As the brief history of cool I sketch in the book shows, the deracialization of the meanings and postures of cool occurs through stripping any historical or politicized connotation from them. Coolness is emptied of any content, rendered a formal stance of ironic detachment that does not materially stake any claim to “something better, something more.” Striking the pose of “cool” becomes a purely formal, empty gesture: the detachment in the name of resistance becomes detachment for detachment’s sake. One is now only cool if the pose is scrubbed free of any meaning, especially any past meaning about racism or resistance. Coolness lures us into its empty space and hollows out caring at all: the cooler we become, the less we actually care about what is really happening in the world, ethically or politically or historically or at all. The transformations are banal and profound: this twinned erasure of racism and ethics is the heart of the neoliberal social maelstrom. We are fast on our way to becoming way too cool.
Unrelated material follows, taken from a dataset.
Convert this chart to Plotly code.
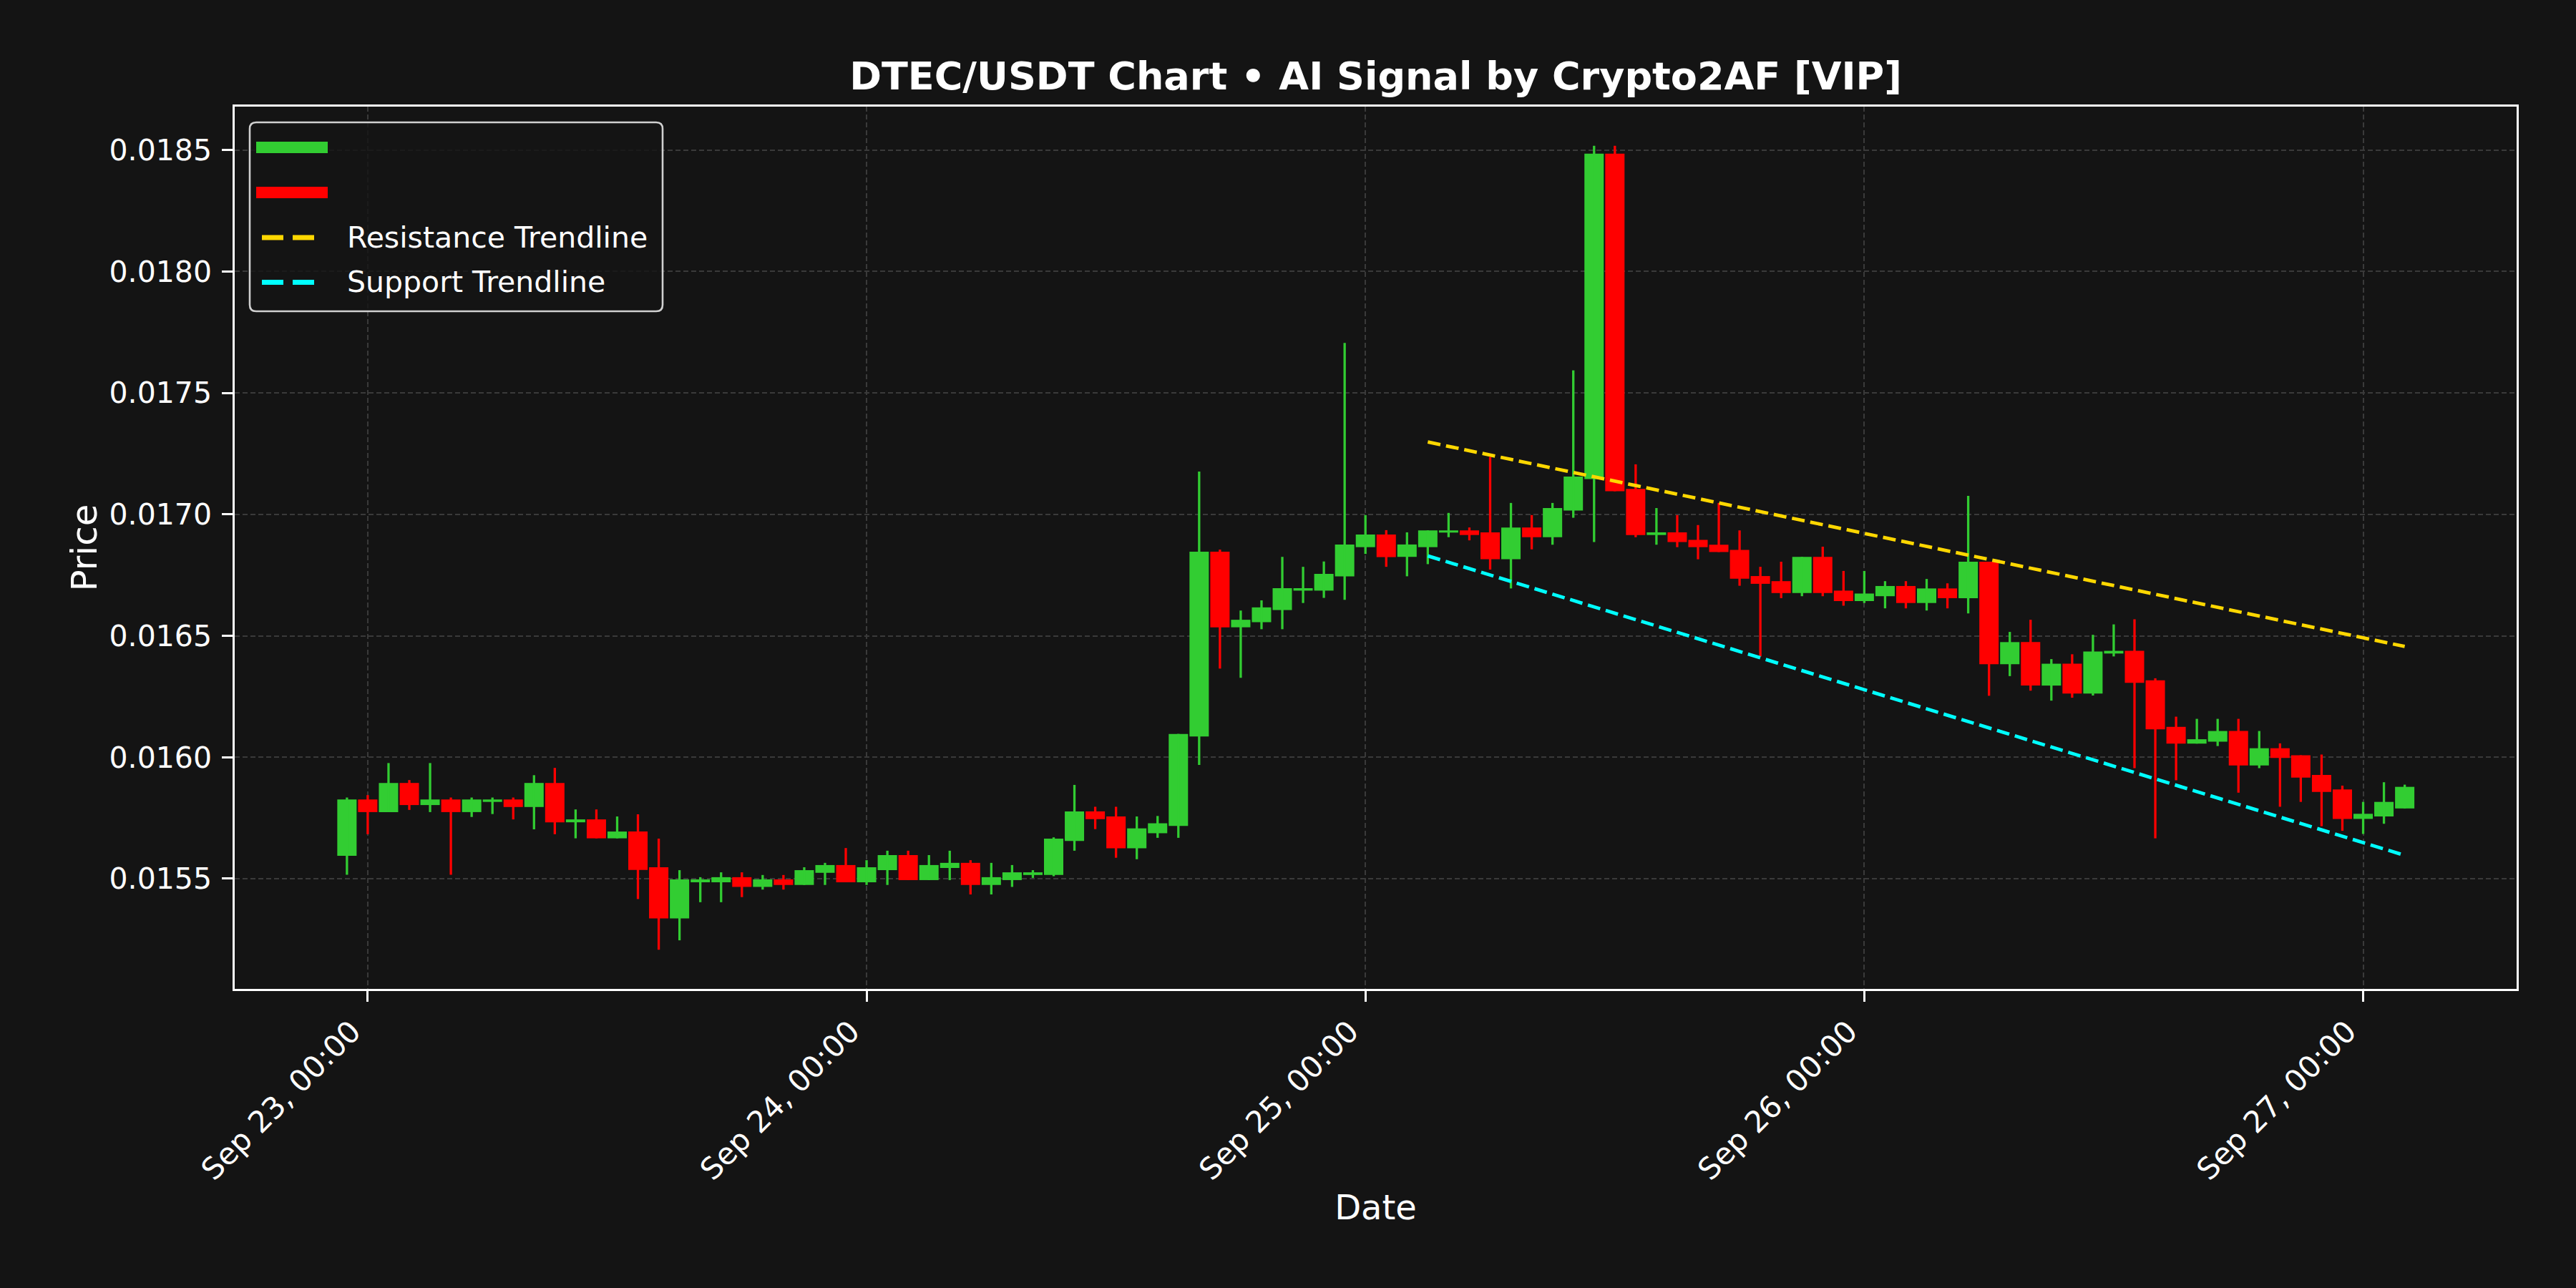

* Shapiro, Thomas, Tatjana Meschede, and Sam Osoro. “The Roots of the Widening Racial Wealth Gap: Explaining the Black-White Economic Divide.” Institute on Assets and Social Policy Research and Policy Brief, February 2013.
** Fergus, Devon. “The Ghetto Tax: Auto Insurance, Postal Code Profiling, and the Hidden History of Wealth Transfer.” In Beyond Discrimination: Racial Inequality in a Post-Racist Era, edited by Frederick C. Harris and Robert C. Lieberman, 277-316. New York: Russel l Sage Foundation, 2013.